*** INFORMATION SHOWN

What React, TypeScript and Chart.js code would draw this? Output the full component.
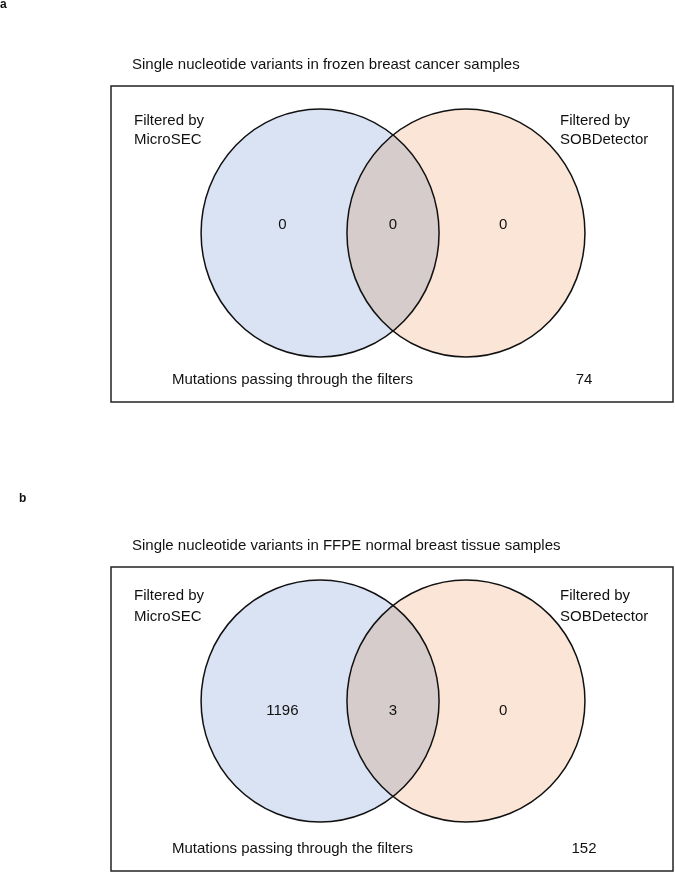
import React, { useEffect, useRef } from 'react';
import { Chart, registerables } from 'chart.js';

Chart.register(...registerables);

// ---------- data ----------
const panelLetters = ['a', 'b'];
const panelTitles = [
  'Single nucleotide variants in frozen breast cancer samples',
  'Single nucleotide variants in FFPE normal breast tissue samples',
];
const setPrefix = 'Filtered by';
const setNames = ['MicroSEC', 'SOBDetector'];
// region order: MicroSEC only, both, SOBDetector only
const regionCountsA = [0, 0, 0];
const regionCountsB = [1196, 3, 0];
const passingLabel = 'Mutations passing through the filters';
const passingCounts = [74, 152];
// Venn geometry in diagram units (unit radius circles)
const circleCentersX = [-0.613, 0.613];
const circleRadius = 1;
const regionLabelX = [-0.93, 0, 0.925];

const FONT = '"Liberation Sans", Arial, Helvetica, sans-serif';
const FILLS = ['#dae3f3', '#fbe5d6'];

const layouts = [
  {
    top: 0, height: 440,
    pad: { left: 111, right: 2, top: 86, bottom: 38 },
    xMin: -2.37, xMax: 2.353, yMin: -1.363, yMax: 1.185,
    countY: 0.065,
    letterX: 0, letterY: 8,
    setLabelDy: 35, setLabelGap: 19,
  },
  {
    top: 440, height: 443,
    pad: { left: 111, right: 2, top: 127, bottom: 12 },
    xMin: -2.37, xMax: 2.353, yMin: -1.405, yMax: 1.107,
    countY: -0.08,
    letterX: 19, letterY: 62,
    setLabelDy: 29, setLabelGap: 21,
  },
];

function makePlugin(idx: number) {
  const L = layouts[idx];
  return {
    id: 'venn' + idx,
    beforeDraw(chart: any) {
      const { ctx, width, height } = chart;
      ctx.save();
      ctx.fillStyle = '#ffffff';
      ctx.fillRect(0, 0, width, height);
      ctx.restore();
    },
    afterDatasetsDraw(chart: any) {
      const { ctx, chartArea: ca, scales } = chart;
      const xs = scales.x;
      const ys = scales.y;
      const circleMeta = chart.getDatasetMeta(0);
      const circleData = chart.data.datasets[0].data;
      const ellipses = circleMeta.data.map((pt: any, i: number) => {
        const raw = circleData[i];
        const rx = Math.abs(xs.getPixelForValue(raw.x + circleRadius) - pt.x);
        const ry = Math.abs(ys.getPixelForValue(raw.y + circleRadius) - pt.y);
        return { x: pt.x, y: pt.y, rx, ry };
      });
      ctx.save();
      ctx.globalCompositeOperation = 'multiply';
      ellipses.forEach((e: any, i: number) => {
        ctx.beginPath();
        ctx.ellipse(e.x, e.y, e.rx, e.ry, 0, 0, Math.PI * 2);
        ctx.fillStyle = FILLS[i];
        ctx.fill();
      });
      ctx.globalCompositeOperation = 'source-over';
      ctx.strokeStyle = '#111';
      ctx.lineWidth = 1.5;
      ellipses.forEach((e: any) => {
        ctx.beginPath();
        ctx.ellipse(e.x, e.y, e.rx, e.ry, 0, 0, Math.PI * 2);
        ctx.stroke();
      });
      // frame
      ctx.strokeStyle = '#222';
      ctx.lineWidth = 1.5;
      ctx.strokeRect(ca.left, ca.top, ca.right - ca.left, ca.bottom - ca.top);

      // region counts
      const countMeta = chart.getDatasetMeta(1);
      const countData = chart.data.datasets[1].data;
      ctx.fillStyle = '#111';
      ctx.font = `15px ${FONT}`;
      ctx.textAlign = 'center';
      ctx.textBaseline = 'middle';
      countMeta.data.forEach((pt: any, i: number) => {
        ctx.fillText(String(countData[i].v), pt.x, pt.y);
      });

      // set labels
      ctx.textAlign = 'left';
      const ly = ca.top + L.setLabelDy;
      ctx.fillText(setPrefix, ca.left + 23, ly);
      ctx.fillText(setNames[0], ca.left + 23, ly + L.setLabelGap);
      ctx.fillText(setPrefix, ca.left + 449, ly);
      ctx.fillText(setNames[1], ca.left + 449, ly + L.setLabelGap);

      // passing line
      const by = ca.bottom - 22;
      ctx.fillText(passingLabel, ca.left + 61, by);
      ctx.textAlign = 'center';
      ctx.fillText(String(passingCounts[idx]), ca.right - 89, by);

      // title
      ctx.textAlign = 'left';
      ctx.fillText(panelTitles[idx], ca.left + 21, ca.top - 21);

      // panel letter
      ctx.font = `bold 12px ${FONT}`;
      ctx.textBaseline = 'alphabetic';
      ctx.fillText(panelLetters[idx], L.letterX, L.letterY);
      ctx.restore();
    },
  };
}

function VennPanel({ idx }: { idx: number }) {
  const ref = useRef<HTMLCanvasElement>(null);
  useEffect(() => {
    const L = layouts[idx];
    const counts = idx === 0 ? regionCountsA : regionCountsB;
    const chart = new Chart(ref.current as HTMLCanvasElement, {
      type: 'scatter',
      data: {
        datasets: [
          {
            label: 'sets',
            data: circleCentersX.map((x) => ({ x, y: 0 })),
            pointRadius: 0,
          },
          {
            label: 'counts',
            data: counts.map((v, i) => ({ x: regionLabelX[i], y: L.countY, v })) as any,
            pointRadius: 0,
          },
        ],
      },
      options: {
        animation: false,
        responsive: false,
        events: [],
        layout: { padding: L.pad },
        plugins: { legend: { display: false }, tooltip: { enabled: false }, title: { display: false } },
        scales: {
          x: { type: 'linear', min: L.xMin, max: L.xMax, display: false },
          y: { type: 'linear', min: L.yMin, max: L.yMax, display: false },
        },
      },
      plugins: [makePlugin(idx)],
    });
    return () => chart.destroy();
  }, [idx]);
  const L = layouts[idx];
  return (
    <canvas
      ref={ref}
      width={675}
      height={L.height}
      style={{ position: 'absolute', left: 0, top: L.top, width: 675, height: L.height, display: 'block' }}
    />
  );
}

export default function App() {
  return (
    <div style={{ position: 'absolute', left: 0, top: 0, width: 675, height: 883, background: '#fff' }}>
      <VennPanel idx={0} />
      <VennPanel idx={1} />
    </div>
  );
}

******

YOUR TASK: Without any pictures, reproduce the lines from the first one in the material through the line that has "const FILLS = ['#dae3f3', '#fbe5d6'];", exactly as they appear.

WRITTEN RESPONSE:
What React, TypeScript and Chart.js code would draw this? Output the full component.
import React, { useEffect, useRef } from 'react';
import { Chart, registerables } from 'chart.js';

Chart.register(...registerables);

// ---------- data ----------
const panelLetters = ['a', 'b'];
const panelTitles = [
  'Single nucleotide variants in frozen breast cancer samples',
  'Single nucleotide variants in FFPE normal breast tissue samples',
];
const setPrefix = 'Filtered by';
const setNames = ['MicroSEC', 'SOBDetector'];
// region order: MicroSEC only, both, SOBDetector only
const regionCountsA = [0, 0, 0];
const regionCountsB = [1196, 3, 0];
const passingLabel = 'Mutations passing through the filters';
const passingCounts = [74, 152];
// Venn geometry in diagram units (unit radius circles)
const circleCentersX = [-0.613, 0.613];
const circleRadius = 1;
const regionLabelX = [-0.93, 0, 0.925];

const FONT = '"Liberation Sans", Arial, Helvetica, sans-serif';
const FILLS = ['#dae3f3', '#fbe5d6'];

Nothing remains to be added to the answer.